The decision by Nestlé to close down the long-established infant formula plant in Askeaton should sound alarm bells in the Irish dairy industry.

Nestlé has not become the biggest food company in the world by accident.

Based in small, land-locked Switzerland, it has a well-deserved reputation for competence, meticulous research and a continuing determination to pursue steady incremental growth in profitability.

As enormous purchasers and processors of farmers’ output, Ireland as a supplier ticked a lot of their boxes when they bought the high-quality milk powder plant in Askeaton from the long-standing owner Wyeth.

We are due much more than hand-wringing about job losses and statements about the declining birth rate in China.

Infant formula

Over the last few years, Ireland was estimated to supply approximately 16% of the world’s infant formula. The advantages that took us to that figure were and are real.

The components for success were quality control at farm and processor level, excellent technical back up from the Teagasc food scientists at Moorepark, and a grass-based system that delivered excellent quality milk.

Nestlé stepped in

When Wyeth was selling the plant back in 2012, efforts were made to assemble a group of Irish co-ops, together with Ornua (the Irish Dairy Board) to buy it, but the efforts ran into the ground and Nestlé stepped in, and it was assumed secured its long-term future.
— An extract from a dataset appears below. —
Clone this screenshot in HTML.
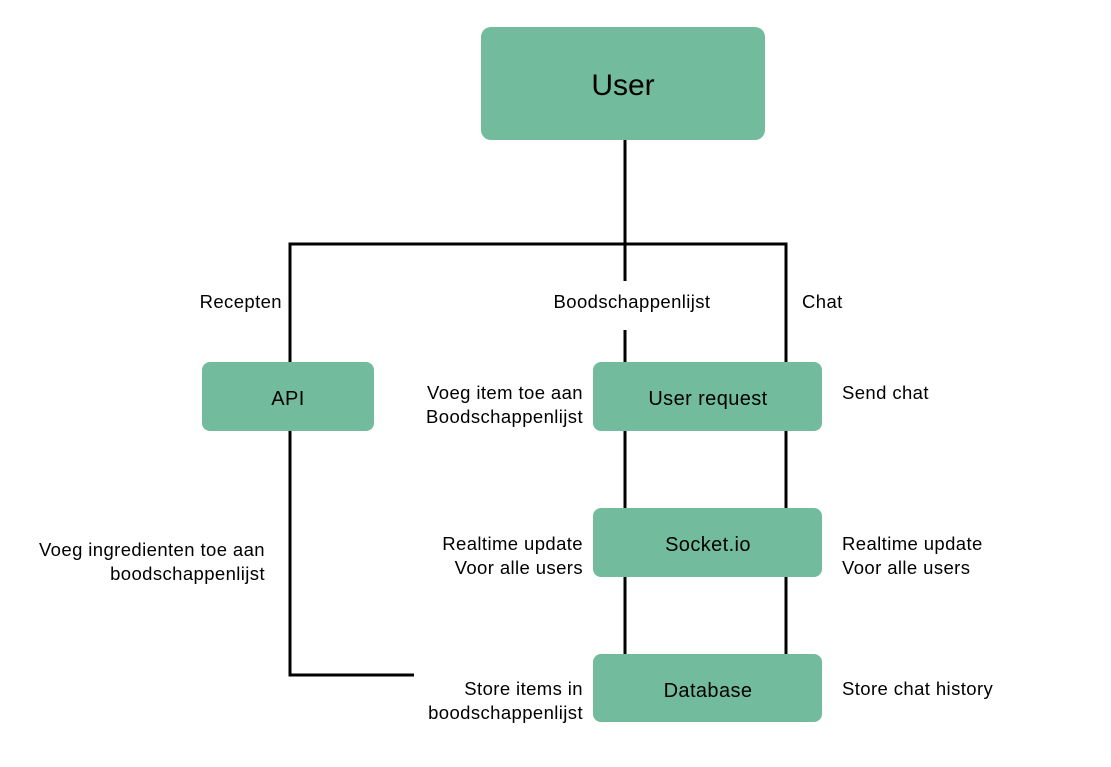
<!DOCTYPE html>
<html><head><meta charset="utf-8"><style>
html,body{margin:0;padding:0;background:#fff;}
svg{display:block;}
text{font-family:"Liberation Sans",sans-serif;font-size:18.5px;letter-spacing:0.4px;fill:#000;}
.b{font-size:20px;letter-spacing:0.4px;}
</style></head><body>
<svg width="1111" height="767" viewBox="0 0 1111 767">
<g fill="#72bc9d">
<rect x="481" y="27" width="284" height="113" rx="10"/>
<rect x="202" y="362" width="172" height="69" rx="8"/>
<rect x="593" y="362" width="229" height="69" rx="8"/>
<rect x="593" y="508" width="229" height="69" rx="8"/>
<rect x="593" y="654" width="229" height="68" rx="8"/>
</g>
<g stroke="#000" stroke-width="3" fill="none">
<line x1="625" y1="140" x2="625" y2="281"/>
<line x1="625" y1="330" x2="625" y2="362"/>
<polyline points="290,362 290,244 786,244 786,362"/>
<line x1="625" y1="431" x2="625" y2="508"/>
<line x1="786" y1="431" x2="786" y2="508"/>
<line x1="625" y1="577" x2="625" y2="654"/>
<line x1="786" y1="577" x2="786" y2="654"/>
<polyline points="290,431 290,675 414,675"/>
</g>
<text x="623" y="95" text-anchor="middle" style="font-size:30px;letter-spacing:0">User</text>
<text class="b" x="288" y="405" text-anchor="middle">API</text>
<text class="b" x="708" y="405" text-anchor="middle">User request</text>
<text class="b" x="708" y="551" text-anchor="middle">Socket.io</text>
<text class="b" x="708" y="697" text-anchor="middle">Database</text>
<text x="282" y="308" text-anchor="end">Recepten</text>
<text x="632" y="308" text-anchor="middle">Boodschappenlijst</text>
<text x="802" y="308">Chat</text>
<text x="583" y="399" text-anchor="end">Voeg item toe aan</text>
<text x="583" y="423" text-anchor="end">Boodschappenlijst</text>
<text x="842" y="399">Send chat</text>
<text x="265" y="556" text-anchor="end">Voeg ingredienten toe aan</text>
<text x="265" y="580" text-anchor="end">boodschappenlijst</text>
<text x="583" y="550" text-anchor="end">Realtime update</text>
<text x="583" y="574" text-anchor="end">Voor alle users</text>
<text x="842" y="550">Realtime update</text>
<text x="842" y="574">Voor alle users</text>
<text x="583" y="695" text-anchor="end">Store items in</text>
<text x="583" y="719" text-anchor="end">boodschappenlijst</text>
<text x="842" y="695">Store chat history</text>
</svg>
</body></html>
So what went wrong? We would like to see a breakdown from Enterprise Ireland on what the components were that resulted in Nestlé’s decision to close the world-class plant.

For years, there were reports of the very high wages paid in the Askeaton plant – were these high operational costs a significant factor, and how amenable was the workforce to negotiate changes that might have safeguarded the plant’s future?

At this stage, we don’t know, but from observing Nestlé’s mode of operation down the years and across various countries, they inevitably choose withdrawal over confrontation.

The Irish agriculture sector – and particularly the dairy industry – need to arrive at answers as to why this decision was taken, and what lessons can be learnt from it.